**PROVIDED MATERIAL**
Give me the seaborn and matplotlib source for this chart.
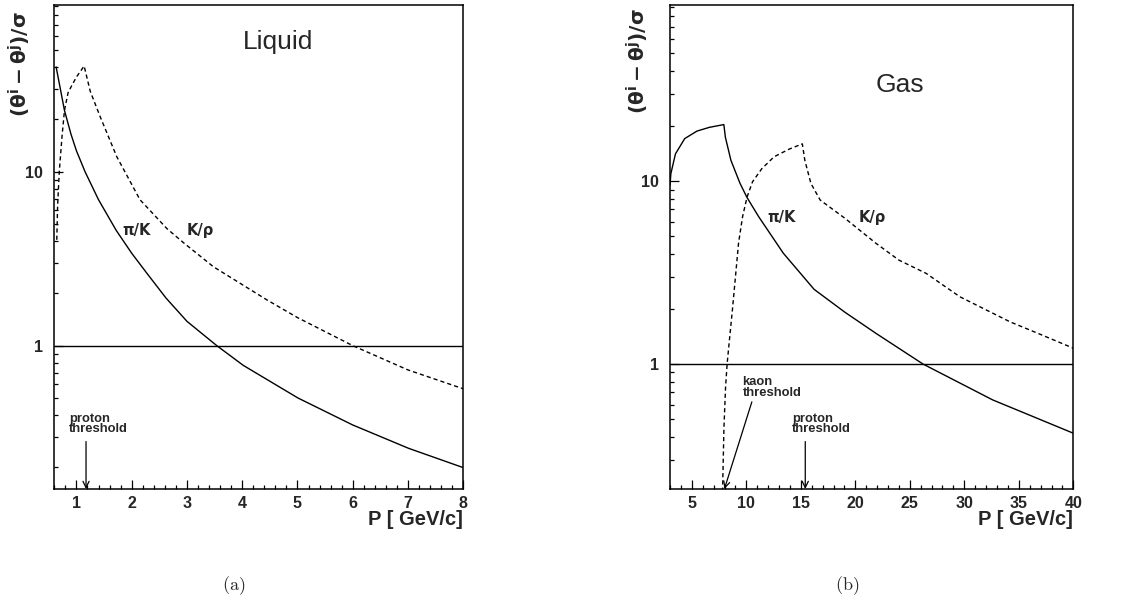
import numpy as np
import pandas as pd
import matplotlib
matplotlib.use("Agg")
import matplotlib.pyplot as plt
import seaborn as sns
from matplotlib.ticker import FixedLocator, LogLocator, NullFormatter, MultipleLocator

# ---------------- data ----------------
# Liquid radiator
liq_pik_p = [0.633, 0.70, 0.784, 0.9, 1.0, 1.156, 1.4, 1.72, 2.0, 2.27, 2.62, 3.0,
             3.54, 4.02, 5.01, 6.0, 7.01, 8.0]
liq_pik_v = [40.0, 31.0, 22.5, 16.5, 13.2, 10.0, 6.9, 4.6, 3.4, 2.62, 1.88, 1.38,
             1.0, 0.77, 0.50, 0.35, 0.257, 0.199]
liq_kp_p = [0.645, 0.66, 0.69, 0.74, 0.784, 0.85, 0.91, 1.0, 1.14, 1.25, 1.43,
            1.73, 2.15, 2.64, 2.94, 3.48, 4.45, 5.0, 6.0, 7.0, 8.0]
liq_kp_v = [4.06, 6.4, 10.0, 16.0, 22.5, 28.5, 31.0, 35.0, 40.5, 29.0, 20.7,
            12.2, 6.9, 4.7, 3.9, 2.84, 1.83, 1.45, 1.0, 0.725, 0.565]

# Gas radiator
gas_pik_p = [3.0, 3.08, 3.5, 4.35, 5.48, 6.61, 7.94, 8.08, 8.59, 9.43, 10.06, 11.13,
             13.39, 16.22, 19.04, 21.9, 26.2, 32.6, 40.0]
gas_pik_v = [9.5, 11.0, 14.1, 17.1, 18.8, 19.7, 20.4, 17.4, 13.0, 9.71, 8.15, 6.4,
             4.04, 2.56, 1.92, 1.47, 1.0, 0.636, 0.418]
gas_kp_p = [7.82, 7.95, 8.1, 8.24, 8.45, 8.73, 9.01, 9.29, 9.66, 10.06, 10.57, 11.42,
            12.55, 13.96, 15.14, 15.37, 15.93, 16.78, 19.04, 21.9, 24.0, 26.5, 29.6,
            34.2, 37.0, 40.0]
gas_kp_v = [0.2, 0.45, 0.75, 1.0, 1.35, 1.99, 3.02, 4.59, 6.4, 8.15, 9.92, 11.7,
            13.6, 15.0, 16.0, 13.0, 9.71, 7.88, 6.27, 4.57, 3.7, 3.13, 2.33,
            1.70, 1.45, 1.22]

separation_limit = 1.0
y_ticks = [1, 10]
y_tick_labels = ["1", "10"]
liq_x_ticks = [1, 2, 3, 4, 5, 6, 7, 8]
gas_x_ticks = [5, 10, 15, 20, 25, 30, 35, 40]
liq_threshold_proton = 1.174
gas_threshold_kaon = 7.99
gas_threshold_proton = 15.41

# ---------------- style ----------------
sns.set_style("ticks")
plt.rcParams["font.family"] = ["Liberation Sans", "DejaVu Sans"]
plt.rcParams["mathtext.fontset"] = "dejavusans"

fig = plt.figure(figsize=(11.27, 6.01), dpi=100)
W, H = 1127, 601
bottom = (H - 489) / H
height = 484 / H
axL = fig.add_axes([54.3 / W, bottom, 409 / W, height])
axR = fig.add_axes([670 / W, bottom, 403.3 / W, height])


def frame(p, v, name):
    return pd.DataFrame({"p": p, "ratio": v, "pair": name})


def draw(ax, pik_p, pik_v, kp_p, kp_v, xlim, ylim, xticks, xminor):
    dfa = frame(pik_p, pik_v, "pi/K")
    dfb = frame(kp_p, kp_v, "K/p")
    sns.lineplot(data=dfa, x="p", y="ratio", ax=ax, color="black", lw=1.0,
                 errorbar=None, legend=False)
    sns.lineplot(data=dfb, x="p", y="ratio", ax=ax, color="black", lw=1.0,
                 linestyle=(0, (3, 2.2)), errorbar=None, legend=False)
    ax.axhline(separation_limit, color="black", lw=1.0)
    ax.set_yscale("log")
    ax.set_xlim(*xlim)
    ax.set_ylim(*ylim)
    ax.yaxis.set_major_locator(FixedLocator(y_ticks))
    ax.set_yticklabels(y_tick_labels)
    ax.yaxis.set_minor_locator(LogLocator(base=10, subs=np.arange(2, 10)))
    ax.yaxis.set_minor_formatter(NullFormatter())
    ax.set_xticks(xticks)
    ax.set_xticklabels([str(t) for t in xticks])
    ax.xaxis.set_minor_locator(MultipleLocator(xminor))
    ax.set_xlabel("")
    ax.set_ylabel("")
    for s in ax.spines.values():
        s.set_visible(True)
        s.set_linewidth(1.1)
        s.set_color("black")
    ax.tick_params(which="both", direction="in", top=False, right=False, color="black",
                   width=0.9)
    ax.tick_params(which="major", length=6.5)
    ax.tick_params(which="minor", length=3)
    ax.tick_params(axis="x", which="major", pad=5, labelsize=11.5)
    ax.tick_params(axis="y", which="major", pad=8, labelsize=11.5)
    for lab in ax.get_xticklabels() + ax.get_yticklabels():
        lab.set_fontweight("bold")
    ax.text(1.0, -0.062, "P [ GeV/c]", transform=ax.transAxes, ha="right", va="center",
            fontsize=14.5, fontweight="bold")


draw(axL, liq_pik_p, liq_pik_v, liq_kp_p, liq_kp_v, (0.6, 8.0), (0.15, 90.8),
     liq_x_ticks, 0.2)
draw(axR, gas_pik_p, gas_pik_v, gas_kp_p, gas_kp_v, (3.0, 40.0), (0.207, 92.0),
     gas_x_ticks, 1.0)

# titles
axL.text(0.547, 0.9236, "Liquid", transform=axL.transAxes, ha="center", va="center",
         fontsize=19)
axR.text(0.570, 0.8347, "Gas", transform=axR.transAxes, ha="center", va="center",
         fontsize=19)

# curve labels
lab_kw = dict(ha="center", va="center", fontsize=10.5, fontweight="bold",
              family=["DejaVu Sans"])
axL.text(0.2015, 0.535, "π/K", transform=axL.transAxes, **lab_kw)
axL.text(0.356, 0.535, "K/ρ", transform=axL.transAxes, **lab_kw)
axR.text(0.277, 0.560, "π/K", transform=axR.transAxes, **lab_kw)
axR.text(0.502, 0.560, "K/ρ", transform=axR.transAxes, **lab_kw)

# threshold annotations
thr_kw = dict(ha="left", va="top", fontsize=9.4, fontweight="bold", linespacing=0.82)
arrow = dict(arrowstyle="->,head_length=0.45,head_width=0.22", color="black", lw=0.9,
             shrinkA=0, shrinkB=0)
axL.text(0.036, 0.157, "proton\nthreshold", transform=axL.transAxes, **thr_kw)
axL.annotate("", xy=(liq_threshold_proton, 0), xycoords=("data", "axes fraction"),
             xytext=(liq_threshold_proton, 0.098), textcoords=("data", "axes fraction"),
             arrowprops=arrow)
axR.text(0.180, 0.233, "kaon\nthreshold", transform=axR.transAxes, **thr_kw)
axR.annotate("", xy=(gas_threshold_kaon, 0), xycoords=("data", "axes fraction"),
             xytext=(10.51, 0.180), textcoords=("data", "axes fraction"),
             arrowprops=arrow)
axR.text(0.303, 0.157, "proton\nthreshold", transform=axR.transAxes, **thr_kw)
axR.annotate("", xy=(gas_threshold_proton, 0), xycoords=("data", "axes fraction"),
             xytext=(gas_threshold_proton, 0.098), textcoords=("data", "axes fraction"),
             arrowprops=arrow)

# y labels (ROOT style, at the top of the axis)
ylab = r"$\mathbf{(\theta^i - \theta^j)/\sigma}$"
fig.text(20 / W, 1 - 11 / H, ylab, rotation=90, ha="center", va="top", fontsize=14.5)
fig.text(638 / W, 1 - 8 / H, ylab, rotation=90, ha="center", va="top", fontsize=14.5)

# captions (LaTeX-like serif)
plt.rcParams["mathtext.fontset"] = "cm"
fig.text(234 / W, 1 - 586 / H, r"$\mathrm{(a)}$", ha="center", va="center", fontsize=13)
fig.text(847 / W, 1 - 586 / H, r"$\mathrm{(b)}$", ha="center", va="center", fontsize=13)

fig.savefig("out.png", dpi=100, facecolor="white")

**TASK REQUIREMENTS**
Skip the pictures and restate exactly the lines from the beginning of the listing to the line with "from matplotlib.ticker import", that line included.

**FULL ANSWER**
Give me the seaborn and matplotlib source for this chart.
import numpy as np
import pandas as pd
import matplotlib
matplotlib.use("Agg")
import matplotlib.pyplot as plt
import seaborn as sns
from matplotlib.ticker import FixedLocator, LogLocator, NullFormatter, MultipleLocator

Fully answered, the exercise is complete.